Set up by Spain’s parliament, the independent commission has since July been looking into allegations of the abuse of minors within the Church.
The panel, which is made up of 20 people — mostly experts but no representatives of the Church — has so far heard from 230 victims.
“I have not noticed great enthusiasm within many circles of the Church” for this investigation, ombudsman Angel Gabilondo told a forum.
He said he had been speaking to the Episcopal Conference, which groups the country’s leading bishops, “from the start” and had encouraged them to become part of the investigatory commission.
But they said “there were things that made it difficult for them to participate in the group” but that they “would cooperate” with its work, he said.
The initial idea was that members of the clergy would be on the committee, but the Spanish Church said it would not directly participate although it would cooperate with the authorities.

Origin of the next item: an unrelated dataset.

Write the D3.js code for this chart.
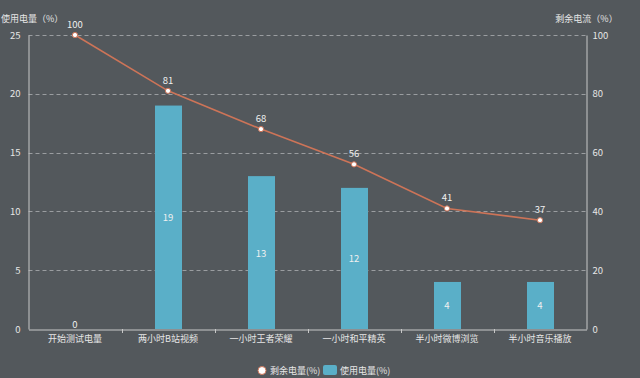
<!DOCTYPE html>
<html><head><meta charset="utf-8">
<script src="https://cdn.jsdelivr.net/npm/d3@7"></script>
<style>
html,body{margin:0;padding:0;background:#53585c;}
svg{display:block;font-family:"Noto Sans CJK SC","Noto Sans",sans-serif;}
</style></head>
<body>
<svg id="c" width="640" height="378"></svg>
<script>
const categories = ["开始测试电量","两小时B站视频","一小时王者荣耀","一小时和平精英","半小时微博浏览","半小时音乐播放"];
const usedValues = [0,19,13,12,4,4];
const remainValues = [100,81,68,56,41,37];
const leftTicks = [0,5,10,15,20,25];
const rightTicks = [0,20,40,60,80,100];
const lineName = "剩余电量(%)";
const barName = "使用电量(%)";
const leftTitle = "使用电量（%）";
const rightTitle = "剩余电流（%）";

const svg = d3.select("#c");
const m = {l:28.5, r:586.5, t:35, b:329};
const x = d3.scaleBand().domain(categories).range([m.l, m.r]);
const yL = d3.scaleLinear().domain([0,25]).range([m.b, m.t]);
const yR = d3.scaleLinear().domain([0,100]).range([m.b, m.t]);
const axisCol = "#c8c8c8", textCol = "#e6e6e6";
const fs = 9;

svg.append("rect").attr("width",640).attr("height",378).attr("fill","#53585c");

svg.append("g").selectAll("line").data(leftTicks.filter(d=>d>0)).join("line")
  .attr("x1",m.l).attr("x2",m.r)
  .attr("y1",d=>Math.round(yL(d))+0.5).attr("y2",d=>Math.round(yL(d))+0.5)
  .attr("stroke","#9a9da0").attr("stroke-dasharray","4,3").attr("stroke-width",1);

const bw = 27;
svg.append("g").selectAll("rect").data(usedValues).join("rect")
  .attr("x",(d,i)=>x(categories[i])+x.bandwidth()/2-bw/2+0.5)
  .attr("width",bw)
  .attr("y",d=>yL(d)).attr("height",d=>m.b-yL(d))
  .attr("fill","#5aafc8");
svg.append("g").selectAll("text").data(usedValues).join("text")
  .attr("x",(d,i)=>x(categories[i])+x.bandwidth()/2)
  .attr("y",d=>d===0? m.b-1 : (yL(d)+m.b)/2+4)
  .attr("text-anchor","middle").attr("font-size",fs+0.5).attr("fill","#f0f0f0")
  .text(d=>d);

const line = d3.line().x((d,i)=>x(categories[i])+x.bandwidth()/2).y(d=>yR(d));
svg.append("path").datum(remainValues).attr("d",line)
  .attr("fill","none").attr("stroke","#cd7458").attr("stroke-width",1.6);
svg.append("g").selectAll("circle").data(remainValues).join("circle")
  .attr("cx",(d,i)=>x(categories[i])+x.bandwidth()/2).attr("cy",d=>yR(d)).attr("r",2.6)
  .attr("fill","#fff").attr("stroke","#cd7458").attr("stroke-width",1);
svg.append("g").selectAll("text").data(remainValues).join("text")
  .attr("x",(d,i)=>x(categories[i])+x.bandwidth()/2).attr("y",d=>yR(d)-7)
  .attr("text-anchor","middle").attr("font-size",fs+0.5).attr("fill","#f0f0f0")
  .text(d=>d);

const gL = svg.append("g").attr("transform",`translate(${m.l},0)`)
  .call(d3.axisLeft(yL).tickValues(leftTicks).tickSize(0).tickPadding(8));
const gR = svg.append("g").attr("transform",`translate(${m.r},0)`)
  .call(d3.axisRight(yR).tickValues(rightTicks).tickSize(0).tickPadding(6));
const gB = svg.append("g").attr("transform",`translate(0,${m.b+0.5})`)
  .call(d3.axisBottom(x).tickSize(0).tickPadding(6));
[gL,gR,gB].forEach(g=>{
  g.select(".domain").attr("stroke",axisCol);
  g.selectAll("text").attr("fill",textCol).attr("font-size",fs).attr("font-family",'"Noto Sans CJK SC",sans-serif');
});
gL.selectAll("text").attr("font-size",fs+0.5);
gR.selectAll("text").attr("font-size",fs+0.5);
svg.append("g").selectAll("line").data(categories.slice(1)).join("line")
  .attr("x1",d=>Math.round(x(d))+0.5).attr("x2",d=>Math.round(x(d))+0.5)
  .attr("y1",m.b).attr("y2",m.b+4).attr("stroke",axisCol);

svg.append("text").attr("x",1).attr("y",22).attr("text-anchor","start")
  .attr("font-size",fs).attr("fill",textCol).text(leftTitle);
svg.append("text").attr("x",m.r).attr("y",22).attr("text-anchor","middle")
  .attr("font-size",fs).attr("fill",textCol).text(rightTitle);

const lg = svg.append("g");
lg.append("circle").attr("cx",262).attr("cy",370.5).attr("r",4).attr("fill","#fff").attr("stroke","#cd7458");
lg.append("text").attr("x",270).attr("y",374).attr("font-size",fs).attr("fill",textCol).text(lineName);
lg.append("rect").attr("x",323).attr("y",365).attr("width",14).attr("height",10).attr("rx",2).attr("fill","#5aafc8");
lg.append("text").attr("x",340).attr("y",374).attr("font-size",fs).attr("fill",textCol).text(barName);
</script>
</body></html>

It has said the commission should be looking into all cases involving the abuse of minors within Spanish society and not just within the Catholic Church.
Unlike in many other nations where the government or the Church itself has opened an investigation into such abuses, Spain has only recently made moves to follow suit.
The independent commission will submit its findings to parliament when it has completed its investigation.
There is no deadline for completing the report.
Long accused by victims of stonewalling and denial, the Spanish Church in February tasked a private law firm with an “audit” into past and present sexual abuse by the clergy, teachers and others associated with the Church.
With no official statistics on child sex abuse within the Church, El Pais newspaper began investigating allegations in 2018.
It has so far counted nearly 1,600 victims.
In March, the Church said it had discovered more than 500 cases of child sex abuse in Spain through a complaints procedure launched in 2020.